Saturday, June 28, 2008

Mukiwa: A White Boy in Africa by Peter Godwin

Peter Godwin grew up in Zimbabwe (well, Rhodesia) and was in the police during the 1974-79 civil war. Very interesting to finish reading this book on the day that Zimbabwe "voted" again; I hadn't known much about how Mugabe came to 'be', so I know feel somewhat more informed. A well written and informative memoir. Very moving in places. And shocking, when he almost shoots a youth in anger, but in cold blood. And there are moments when it seems as if he has met a guardian angel. How did he manage to survive?

I look forward to reading the follow up, When a Crocodile Eats the Sun.

Sunday, June 15, 2008

A Long Way Gone by Ishmael Beah

I have been meaning to read this for some time. Was glad to find it in the school library. Ishmael enjoyed rapping, and he had gone to rap and dance with some friends on the day that the rebels reached his village. So he had to run, and he ran, with friends, then by himself, then with other boys he met on his journey, until he finally reached a village where he could stop for a while and feel safer. A village protected by the army.

At first, I felt relieved that he was with the army, and had not been captured and 'brainwashed' by the rebels. But then I realised that the army was going to be just as bad; it doesn't matter what side you are on if you are being filled with hate for the others and taught how to use the serrated side of your bayonet to cut someone's throat to inflict the most pain as they die. Beah recounts a few incidents from the time that he had to fight with the army in order to not be caught be the rebels, and to kill those who had invaded his village and dispersed and destroyed his family.

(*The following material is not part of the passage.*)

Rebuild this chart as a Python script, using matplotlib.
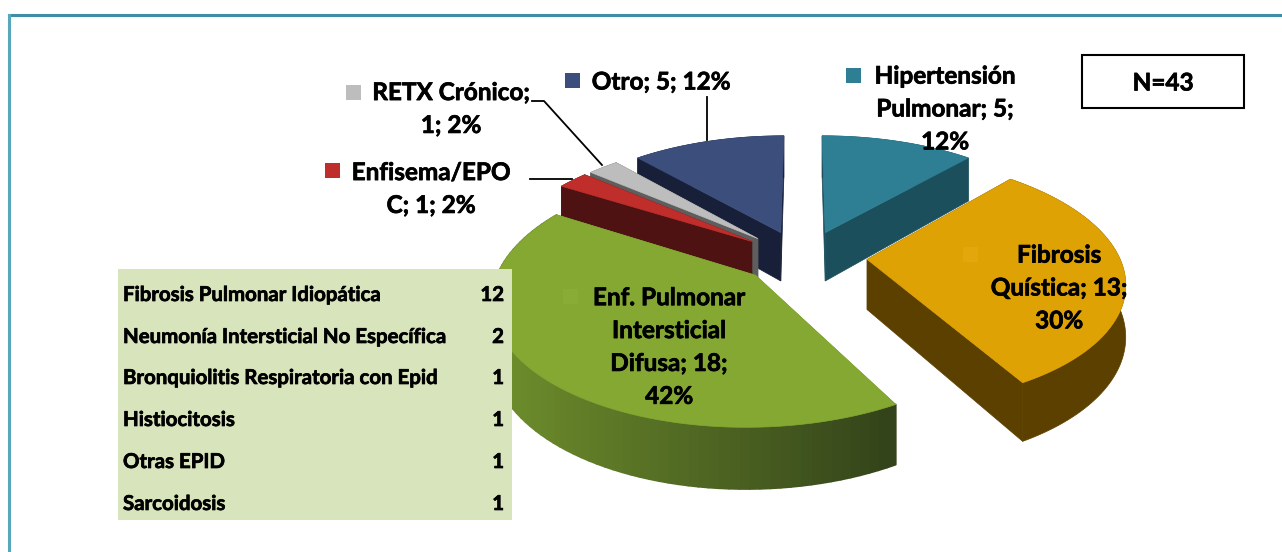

However, although these passages are amongst the most graphic, they make way for the story of Beah's rehabilitation. He is sold by the army to some aid workers who are trying to rescue child soldiers. It is not an easy journey, but the final third of the book describes the path from soldier to international speaker on child soldiers and rehabilitation.

The book was not an easy one to read. Reading at night, I was glad to finish a chapter and put it away knowing that Beah was not yet a soldier, and that I had not had to read about the atrocities he had committed. I read about some of his acts on the tube, where my faced curled up and my feet folded under each other at some of the painfulness of the actions described. It was not necessarily 'unputdownable' because of the writing, although the writing was good, but I did feel that it was a book I had a 'duty' to read. However, in the end, it was a book that I was glad I had read, and it is a good book for someone to read to know about the horrors of the child soldiers - in fact, of anyone called to be a soldier in such a civil war, full of atrocities. And with Refugee Week upon us, the book should be read so that we can understand why some people leave a country and are scared to go back.